The men died within weeks of each other in late 1879 and early 1880, at a time when homosexuality was illegal in NSW, punishable by life imprisonment.
“Captain Moonlite and James Nesbitt were outcasts even among outcasts, who might have lived very different lives in more contemporary times,” said NSW Minister for Heritage Penny Sharpe, in a statement released today.
“This listing on the State Heritage Register reflects the desire to tell the diverse stories that reflect the rich history of NSW,” she said.
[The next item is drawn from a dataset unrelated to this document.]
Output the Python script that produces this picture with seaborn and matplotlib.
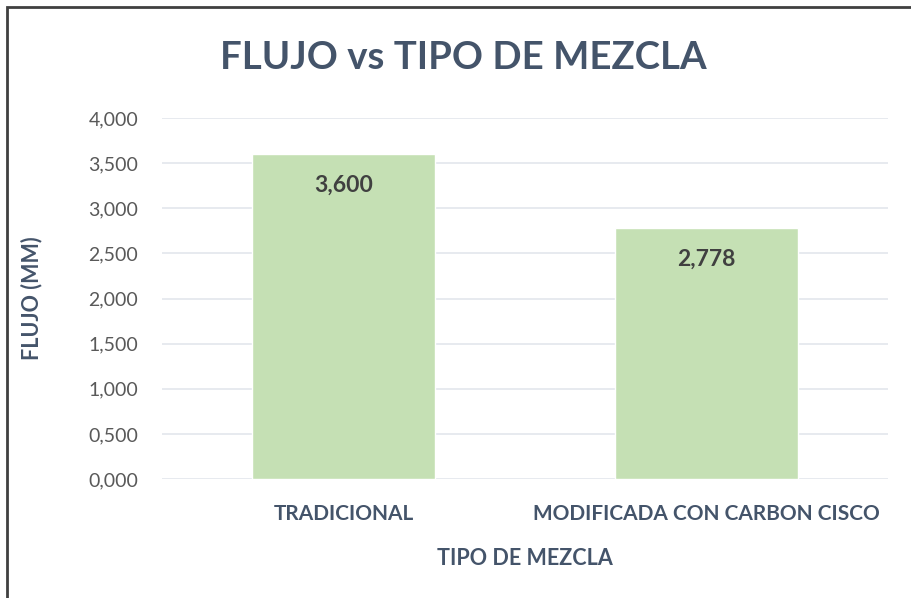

Duty MLC for Cootamundra, Stephen Lawrence, said: “The protections afforded to the gravesites in North Gundagai Cemetery through listing on the NSW State Heritage Register ensure that this rare, one-of-a-kind site, and the life story it represents, are
preserved.”
Andrew George Scott – also called Alexander Charles Scott but best known as Captain Moonlite – was born in Ireland on 5 July 1842. Nesbitt, meanwhile, was born in Australia on 27 August 1858.
Moonlite committed his first serious crime in 1869, robbing a bank in Victoria.
After escaping to Sydney, where he was arrested and jailed, Moonlite was extradited to Victoria’s Pentridge Prison, where he met James Nesbitt, who was serving time for petty crimes.
Upon their release, the pair and four other young men moved to NSW where, in 1879, they held up Wantabadgery Station near Gundagai. During a shootout with police, Nesbitt was shot in the head.
It was reported that Moonlite held Nesbitt in his arms, sobbing uncontrollably as the 21-year-old died, on 17 November 1879. According to one report: “[Moonlite] wept over him like a child, laid his head upon his breast and kissed him passionately.”
Together in life – and death
Nesbitt was buried in Gundagai, as were two police officers and another bushranger killed during the shootout.
Moonlite was caught, sent to Sydney and imprisoned. While awaiting trial, he penned multiple letters outlining his bond with Nesbitt.
In one, addressed to Nesbitt’s mother, he wrote: “His hopes were my hopes, his grave will be my resting place, and I trust I may be worthy to be with him where we shall all meet to part no more.”
Moonlite was sentenced to death and executed by hanging on 20 January 1880. He went to the gallows wearing a ring woven from a lock of Nesbitt’s hair.
The authorities, who had not sent any of Moonlite’s letters, did not grant his wish to be buried alongside Nesbitt in Gundagai. Instead, he was interred at Sydney’s Rookwood Cemetery.
But, more than a century later, Captain Moonlite’s letters were discovered and two Gundagai women successfully campaigned for his dying wish to be fulfilled.
In January 1995, after 115 years apart, Moonlite’s remains were exhumed from Rookwood and reinterred at the North Gundagai Cemetery, under a eucalyptus tree next to Nesbitt.
The listing of the graves on the State Heritage Register highlights same-sex relationships from a time when they were suppressed and “shows respect for the many histories that shape NSW,” said Stephen Lawrence.